▶ PROBLEM TO WORK ON:
From the listing that follows, output everything exactly except the pictures.

▶ SOURCE MATERIAL:
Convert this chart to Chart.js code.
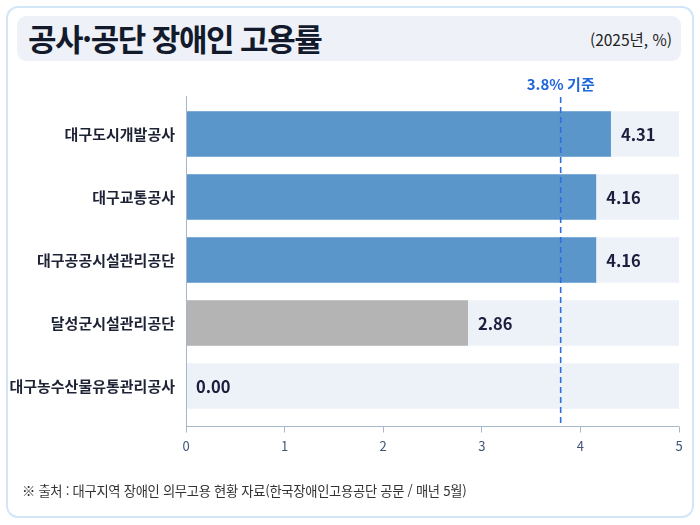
<!DOCTYPE html>
<html lang="ko">
<head>
<meta charset="utf-8">
<script src="https://cdn.jsdelivr.net/npm/chart.js@4.4.1/dist/chart.umd.min.js"></script>
<style>
  html, body { margin: 0; padding: 0; background: #fff; }
  #wrap { position: relative; width: 700px; height: 525px; overflow: hidden; font-family: "Noto Sans CJK KR", "Noto Sans", sans-serif; }
  #card { position: absolute; left: 6px; top: 6px; width: 684px; height: 508px; border: 2px solid #d3e6f8; border-radius: 12px; background: #fff; }
  #titleBox { position: absolute; left: 17px; top: 16px; width: 664px; height: 45px; background: #eef2f8; border-radius: 9px; }
  #title { position: absolute; left: 28px; top: 19px; font-size: 31px; font-weight: bold; color: #121a2b; letter-spacing: -1.5px; line-height: 38px; }
  #unit { position: absolute; right: 28px; top: 28px; font-size: 15.5px; color: #222; line-height: 22px; }
  #source { position: absolute; left: 22px; top: 481px; font-size: 13.3px; color: #333; line-height: 20px; letter-spacing: -0.3px; }
  canvas { position: absolute; left: 0; top: 0; }
</style>
</head>
<body>
<div id="wrap">
  <div id="card"></div>
  <div id="titleBox"></div>
  <div id="title">공사·공단 장애인 고용률</div>
  <div id="unit">(2025년, %)</div>
  <canvas id="Graph" width="700" height="525"></canvas>
  <div id="source">※ 출처 : 대구지역 장애인 의무고용 현황 자료(한국장애인고용공단 공문 / 매년 5월)</div>
</div>
<script>
let canvas = document.getElementById("Graph");

const labels = ['대구도시개발공사', '대구교통공사', '대구공공시설관리공단', '달성군시설관리공단', '대구농수산물유통관리공사'];
const rates = [4.31, 4.16, 4.16, 2.86, 0.00];
const trackValues = [5, 5, 5, 5, 5];
const baseline = 3.8;
const baselineLabel = '3.8% 기준';
const xTicks = [0, 1, 2, 3, 4, 5];

const fontKR = '"Noto Sans CJK KR", "Noto Sans", sans-serif';

// axis lines, baseline and value labels
const overlay = {
  id: 'overlay',
  afterDatasetsDraw(chart) {
    const ctx = chart.ctx;
    const area = chart.chartArea;
    const x = chart.scales.x;
    const top = area.top - 6.5;
    const bottom = area.bottom + 8.5;
    const x0 = x.getPixelForValue(0);

    ctx.save();
    ctx.strokeStyle = '#a7b6cd';
    ctx.lineWidth = 1;
    ctx.beginPath();
    ctx.moveTo(x0 + 0.5, top);
    ctx.lineTo(x0 + 0.5, bottom);
    ctx.moveTo(x0, bottom + 0.5);
    ctx.lineTo(x.getPixelForValue(5), bottom + 0.5);
    ctx.stroke();

    // 3.8% line
    const bx = x.getPixelForValue(baseline);
    ctx.strokeStyle = '#2d6fe0';
    ctx.lineWidth = 1.6;
    ctx.setLineDash([6, 4]);
    ctx.beginPath();
    ctx.moveTo(bx, top + 1);
    ctx.lineTo(bx, bottom);
    ctx.stroke();
    ctx.setLineDash([]);

    ctx.fillStyle = '#1f66dc';
    ctx.font = '600 15px ' + fontKR;
    ctx.textAlign = 'center';
    ctx.textBaseline = 'middle';
    ctx.fillText(baselineLabel, bx, area.top - 18);

    // values
    const meta = chart.getDatasetMeta(0);
    ctx.fillStyle = '#1b1e3c';
    ctx.font = 'bold 16.5px ' + fontKR;
    ctx.textAlign = 'left';
    meta.data.forEach((bar, i) => {
      ctx.fillText(rates[i].toFixed(2), bar.x + 10, bar.y + 1);
    });
    ctx.restore();
  }
};

const data = {
  labels: labels,
  datasets: [
    {
      label: '고용률',
      data: rates,
      backgroundColor: (c) => (c.raw >= baseline ? '#5b96cb' : '#b4b4b4'),
      grouped: false,
      order: 1,
      categoryPercentage: 1,
      barPercentage: 0.725,
    },
    {
      label: 'track',
      data: trackValues,
      backgroundColor: '#edf2f8',
      grouped: false,
      order: 2,
      categoryPercentage: 1,
      barPercentage: 0.725,
    }
  ]
};

const config = {
  type: 'bar',
  data: data,
  plugins: [overlay],
  options: {
    indexAxis: 'y',
    responsive: false,
    animation: false,
    layout: {
      padding: { top: 102.5, right: 21, bottom: 57.5, left: 0 }
    },
    plugins: {
      legend: { display: false },
      tooltip: { enabled: false },
      title: { display: false }
    },
    scales: {
      x: {
        type: 'linear',
        min: 0,
        max: 5,
        afterBuildTicks: (s) => { s.ticks = xTicks.map(v => ({ value: v })); },
        afterFit: (s) => { s.height = 50; },
        border: { display: false },
        grid: {
          drawOnChartArea: false,
          tickLength: 15,
          tickColor: '#a7b6cd',
          tickWidth: 1,
          tickBorderDash: [0, 8.5, 6, 40],
        },
        ticks: {
          padding: 6,
          color: '#44557a',
          font: { size: 13, family: fontKR },
        }
      },
      y: {
        afterFit: (s) => { s.width = 186; },
        border: { display: false },
        grid: { display: false, drawTicks: false },
        ticks: {
          padding: 11,
          color: '#1e2235',
          font: { size: 15, weight: 'bold', family: fontKR },
        }
      }
    }
  }
};

const chart = new Chart(canvas, config);
</script>
</body>
</html>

▶ WRITTEN SOLUTION:
Convert this chart to Chart.js code.
<!DOCTYPE html>
<html lang="ko">
<head>
<meta charset="utf-8">
<script src="https://cdn.jsdelivr.net/npm/chart.js@4.4.1/dist/chart.umd.min.js"></script>
<style>
  html, body { margin: 0; padding: 0; background: #fff; }
  #wrap { position: relative; width: 700px; height: 525px; overflow: hidden; font-family: "Noto Sans CJK KR", "Noto Sans", sans-serif; }
  #card { position: absolute; left: 6px; top: 6px; width: 684px; height: 508px; border: 2px solid #d3e6f8; border-radius: 12px; background: #fff; }
  #titleBox { position: absolute; left: 17px; top: 16px; width: 664px; height: 45px; background: #eef2f8; border-radius: 9px; }
  #title { position: absolute; left: 28px; top: 19px; font-size: 31px; font-weight: bold; color: #121a2b; letter-spacing: -1.5px; line-height: 38px; }
  #unit { position: absolute; right: 28px; top: 28px; font-size: 15.5px; color: #222; line-height: 22px; }
  #source { position: absolute; left: 22px; top: 481px; font-size: 13.3px; color: #333; line-height: 20px; letter-spacing: -0.3px; }
  canvas { position: absolute; left: 0; top: 0; }
</style>
</head>
<body>
<div id="wrap">
  <div id="card"></div>
  <div id="titleBox"></div>
  <div id="title">공사·공단 장애인 고용률</div>
  <div id="unit">(2025년, %)</div>
  <canvas id="Graph" width="700" height="525"></canvas>
  <div id="source">※ 출처 : 대구지역 장애인 의무고용 현황 자료(한국장애인고용공단 공문 / 매년 5월)</div>
</div>
<script>
let canvas = document.getElementById("Graph");

const labels = ['대구도시개발공사', '대구교통공사', '대구공공시설관리공단', '달성군시설관리공단', '대구농수산물유통관리공사'];
const rates = [4.31, 4.16, 4.16, 2.86, 0.00];
const trackValues = [5, 5, 5, 5, 5];
const baseline = 3.8;
const baselineLabel = '3.8% 기준';
const xTicks = [0, 1, 2, 3, 4, 5];

const fontKR = '"Noto Sans CJK KR", "Noto Sans", sans-serif';

// axis lines, baseline and value labels
const overlay = {
  id: 'overlay',
  afterDatasetsDraw(chart) {
    const ctx = chart.ctx;
    const area = chart.chartArea;
    const x = chart.scales.x;
    const top = area.top - 6.5;
    const bottom = area.bottom + 8.5;
    const x0 = x.getPixelForValue(0);

    ctx.save();
    ctx.strokeStyle = '#a7b6cd';
    ctx.lineWidth = 1;
    ctx.beginPath();
    ctx.moveTo(x0 + 0.5, top);
    ctx.lineTo(x0 + 0.5, bottom);
    ctx.moveTo(x0, bottom + 0.5);
    ctx.lineTo(x.getPixelForValue(5), bottom + 0.5);
    ctx.stroke();

    // 3.8% line
    const bx = x.getPixelForValue(baseline);
    ctx.strokeStyle = '#2d6fe0';
    ctx.lineWidth = 1.6;
    ctx.setLineDash([6, 4]);
    ctx.beginPath();
    ctx.moveTo(bx, top + 1);
    ctx.lineTo(bx, bottom);
    ctx.stroke();
    ctx.setLineDash([]);

    ctx.fillStyle = '#1f66dc';
    ctx.font = '600 15px ' + fontKR;
    ctx.textAlign = 'center';
    ctx.textBaseline = 'middle';
    ctx.fillText(baselineLabel, bx, area.top - 18);

    // values
    const meta = chart.getDatasetMeta(0);
    ctx.fillStyle = '#1b1e3c';
    ctx.font = 'bold 16.5px ' + fontKR;
    ctx.textAlign = 'left';
    meta.data.forEach((bar, i) => {
      ctx.fillText(rates[i].toFixed(2), bar.x + 10, bar.y + 1);
    });
    ctx.restore();
  }
};

const data = {
  labels: labels,
  datasets: [
    {
      label: '고용률',
      data: rates,
      backgroundColor: (c) => (c.raw >= baseline ? '#5b96cb' : '#b4b4b4'),
      grouped: false,
      order: 1,
      categoryPercentage: 1,
      barPercentage: 0.725,
    },
    {
      label: 'track',
      data: trackValues,
      backgroundColor: '#edf2f8',
      grouped: false,
      order: 2,
      categoryPercentage: 1,
      barPercentage: 0.725,
    }
  ]
};

const config = {
  type: 'bar',
  data: data,
  plugins: [overlay],
  options: {
    indexAxis: 'y',
    responsive: false,
    animation: false,
    layout: {
      padding: { top: 102.5, right: 21, bottom: 57.5, left: 0 }
    },
    plugins: {
      legend: { display: false },
      tooltip: { enabled: false },
      title: { display: false }
    },
    scales: {
      x: {
        type: 'linear',
        min: 0,
        max: 5,
        afterBuildTicks: (s) => { s.ticks = xTicks.map(v => ({ value: v })); },
        afterFit: (s) => { s.height = 50; },
        border: { display: false },
        grid: {
          drawOnChartArea: false,
          tickLength: 15,
          tickColor: '#a7b6cd',
          tickWidth: 1,
          tickBorderDash: [0, 8.5, 6, 40],
        },
        ticks: {
          padding: 6,
          color: '#44557a',
          font: { size: 13, family: fontKR },
        }
      },
      y: {
        afterFit: (s) => { s.width = 186; },
        border: { display: false },
        grid: { display: false, drawTicks: false },
        ticks: {
          padding: 11,
          color: '#1e2235',
          font: { size: 15, weight: 'bold', family: fontKR },
        }
      }
    }
  }
};

const chart = new Chart(canvas, config);
</script>
</body>
</html>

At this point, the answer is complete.